ASIL AMAÇ TSK'YI TASFİYE ETMEKTİ
Asıl niyetleri, Erzincan'da startı verilen, Kayseri'yle
birleştirilen bu planı çok geniş bir alana yayarak, TSK'nın bütün
birimlerinde komple bir tasfiye yapmaktı. Bunu iki nedenden
yapamadılar. Biri dosyayı Yargıtay'ın devralması, diğeri de
Saldıray Berk'in ifade vermeye gitmemesidir. Geç kaldıkları için
geri adım atmak zorunda kaldılar.
Bundan bir şey çıkaramayınca bu sefer, internet andıcı diye bir şey
çıkardılar. 'irtica.org' sitesini kapatan benim. 4 aydır güncelleme
yapılmamış. O siteden, AK Parti'nin kapatılma davasına belge
sağlandığı iddiası var. Halbuki o davaya bu siteden sadece bir tane
haber girmiş. Yurtdışındayım… Kara Kuvvetleri Komutanım Işık
Koşaner beni arıyor. İrtica ile Mücadele Mücadele Yasası kapsamında
soruşturma açılması konusunu bana haber veriyor. Ahlaksız
herifler... Bu görüşmemizi, terör örgütü faaliyeti olarak lanse
ediyorlar.
Neymiş, müzedeki denizaltı gemisine bomba yerleştirilmiş.
Patlatılacakmış, çocuklar öldürülecekmiş. Hangi subay, kim böyle
vahşice bir şey yapabilir ki?..
"ARINÇ'A SUİKASTLA SUÇLANACAKTIM"
Kozmik Oda'ya girmelerine izin vermek, hayatımda verdiğim en doğru
karardır. 19 Aralık 2009'da bir ihbar geliyor. İhbar Amerika'dan,
Ankara Terörle Mücadele Şubesi'nin özel telefon numarasına
yapılıyor. İhbarı yapan, 06 BE 9712 ve 06 LJY 48 plakalı araçların
içindeki kişilerin Arınç'a suikast düzenleyebileceğini belirtiyor.
Kozmik Oda'da, Bülent Arınç'a suikast delilleri arayacaklar.
Başbakan'la görüştüm, "Bırakın arasınlar" dedi. 31 Aralık günü
arama yapıldı. Kozmik Oda'da çok önemli şeyler çıktığını da
sanmayın.
Kozmik Oda'ya giriş izni vermeseydim, beni Arınç'a suikast
azmettiricisi bile yapabilirlerdi. Türk Silahlı Kuvvetleri töhmet
altında kalacaktı.
Hurşit Tolon Malatya'ya konferans için gittiği gün, orada Zirve
Yayınevi'nde vahşice cinayetler işleniyor. Burada da bir gizli
tanık var. Silahlı Kuvvetler'den atılmış, ahlaksız bir uzman çavuş.

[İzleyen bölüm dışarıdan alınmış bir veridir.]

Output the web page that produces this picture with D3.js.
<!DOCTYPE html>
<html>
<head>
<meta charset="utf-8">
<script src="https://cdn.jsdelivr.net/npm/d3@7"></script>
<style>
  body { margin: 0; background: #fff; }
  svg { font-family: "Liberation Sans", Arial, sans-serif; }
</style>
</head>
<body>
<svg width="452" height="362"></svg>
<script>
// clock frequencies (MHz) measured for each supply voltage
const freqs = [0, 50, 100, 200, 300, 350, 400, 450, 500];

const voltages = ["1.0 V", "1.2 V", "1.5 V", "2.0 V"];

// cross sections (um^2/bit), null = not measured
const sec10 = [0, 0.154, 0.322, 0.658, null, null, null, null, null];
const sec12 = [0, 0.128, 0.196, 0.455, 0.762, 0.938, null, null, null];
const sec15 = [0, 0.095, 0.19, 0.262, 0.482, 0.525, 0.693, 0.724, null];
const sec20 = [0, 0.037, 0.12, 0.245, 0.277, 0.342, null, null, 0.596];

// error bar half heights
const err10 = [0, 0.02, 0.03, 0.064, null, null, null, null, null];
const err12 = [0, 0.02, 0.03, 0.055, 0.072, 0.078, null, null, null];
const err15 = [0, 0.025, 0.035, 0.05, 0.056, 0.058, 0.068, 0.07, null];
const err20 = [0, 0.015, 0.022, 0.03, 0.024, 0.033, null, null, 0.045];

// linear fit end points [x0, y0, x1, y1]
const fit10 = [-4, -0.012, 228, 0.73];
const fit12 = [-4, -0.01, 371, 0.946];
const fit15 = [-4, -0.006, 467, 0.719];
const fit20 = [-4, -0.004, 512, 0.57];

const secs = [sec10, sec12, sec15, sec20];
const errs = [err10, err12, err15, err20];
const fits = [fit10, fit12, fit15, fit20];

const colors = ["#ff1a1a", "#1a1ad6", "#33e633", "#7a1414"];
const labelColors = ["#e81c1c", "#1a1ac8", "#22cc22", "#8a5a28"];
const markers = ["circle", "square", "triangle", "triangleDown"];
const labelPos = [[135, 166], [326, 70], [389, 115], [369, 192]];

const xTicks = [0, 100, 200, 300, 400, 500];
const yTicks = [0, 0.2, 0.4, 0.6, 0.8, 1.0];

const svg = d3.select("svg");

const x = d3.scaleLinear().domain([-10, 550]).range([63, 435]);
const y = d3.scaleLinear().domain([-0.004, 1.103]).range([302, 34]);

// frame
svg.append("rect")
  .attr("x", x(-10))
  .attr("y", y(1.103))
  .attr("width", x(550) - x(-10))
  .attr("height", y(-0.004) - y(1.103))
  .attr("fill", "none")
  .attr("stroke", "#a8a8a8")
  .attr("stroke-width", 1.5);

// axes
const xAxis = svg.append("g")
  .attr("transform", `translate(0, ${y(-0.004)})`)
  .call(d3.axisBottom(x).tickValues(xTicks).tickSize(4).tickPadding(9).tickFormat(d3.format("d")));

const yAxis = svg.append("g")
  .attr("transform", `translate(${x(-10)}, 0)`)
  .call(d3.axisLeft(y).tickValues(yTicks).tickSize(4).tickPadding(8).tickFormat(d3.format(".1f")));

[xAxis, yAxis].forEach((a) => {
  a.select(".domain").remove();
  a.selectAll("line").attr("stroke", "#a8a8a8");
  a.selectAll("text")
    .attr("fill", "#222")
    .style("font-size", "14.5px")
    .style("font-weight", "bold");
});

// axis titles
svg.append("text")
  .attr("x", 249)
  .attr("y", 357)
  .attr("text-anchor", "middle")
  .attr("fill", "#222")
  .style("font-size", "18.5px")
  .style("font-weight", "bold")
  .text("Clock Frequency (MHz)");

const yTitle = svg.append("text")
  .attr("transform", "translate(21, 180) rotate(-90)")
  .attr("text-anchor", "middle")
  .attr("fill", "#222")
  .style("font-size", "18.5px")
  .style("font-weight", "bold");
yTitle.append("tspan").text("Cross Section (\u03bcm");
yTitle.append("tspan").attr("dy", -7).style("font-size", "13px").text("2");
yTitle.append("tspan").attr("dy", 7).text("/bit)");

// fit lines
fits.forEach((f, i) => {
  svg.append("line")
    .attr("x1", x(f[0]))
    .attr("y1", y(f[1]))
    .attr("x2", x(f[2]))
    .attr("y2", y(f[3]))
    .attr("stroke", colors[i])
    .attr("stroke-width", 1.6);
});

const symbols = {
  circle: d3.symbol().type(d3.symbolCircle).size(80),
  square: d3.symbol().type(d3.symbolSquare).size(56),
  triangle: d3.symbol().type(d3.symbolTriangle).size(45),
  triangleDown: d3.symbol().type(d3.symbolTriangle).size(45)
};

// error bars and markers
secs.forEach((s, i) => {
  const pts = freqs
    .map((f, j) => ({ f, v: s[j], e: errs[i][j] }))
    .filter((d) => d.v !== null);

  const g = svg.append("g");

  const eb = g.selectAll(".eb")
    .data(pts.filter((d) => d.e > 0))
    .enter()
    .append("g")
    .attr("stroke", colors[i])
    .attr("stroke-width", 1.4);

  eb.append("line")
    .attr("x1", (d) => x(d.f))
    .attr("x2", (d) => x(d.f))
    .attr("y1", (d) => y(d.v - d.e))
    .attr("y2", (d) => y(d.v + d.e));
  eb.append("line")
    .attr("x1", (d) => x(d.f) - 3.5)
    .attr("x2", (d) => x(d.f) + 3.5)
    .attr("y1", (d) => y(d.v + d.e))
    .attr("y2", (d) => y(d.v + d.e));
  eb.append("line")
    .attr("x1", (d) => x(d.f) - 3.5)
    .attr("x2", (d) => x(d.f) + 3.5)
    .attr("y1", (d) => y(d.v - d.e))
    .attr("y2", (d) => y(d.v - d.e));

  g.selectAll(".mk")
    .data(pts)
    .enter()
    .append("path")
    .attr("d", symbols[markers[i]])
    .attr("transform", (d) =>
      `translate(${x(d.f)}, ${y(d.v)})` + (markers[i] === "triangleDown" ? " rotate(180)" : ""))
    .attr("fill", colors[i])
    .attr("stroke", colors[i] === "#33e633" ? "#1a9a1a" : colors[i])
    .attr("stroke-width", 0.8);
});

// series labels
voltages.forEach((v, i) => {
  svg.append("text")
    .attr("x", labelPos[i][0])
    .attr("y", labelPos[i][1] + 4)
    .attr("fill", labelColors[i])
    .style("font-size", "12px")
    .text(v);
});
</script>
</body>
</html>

Onun suçlamaları... Bunlar ne kadar ağır iftiralar. Bizi buraya,
Türk Silahlı Kuvvetleri'ne nefret ve intikam duyguları içinde
olanlar getirdi.
Meclis İnsan Hakları Komisyonu'ndan geldiler, onlara da söyledim. 7
Şubat 2012 (MİT'e baskın) ve 17 Aralık 2013… Bu konuda iki önemli
kırılma noktası var. Bu iki olay olmasaydı, bu konu buralara kadar
gelmezdi (Paralel yapı bu kadar deşifre olmazdı demek istiyor).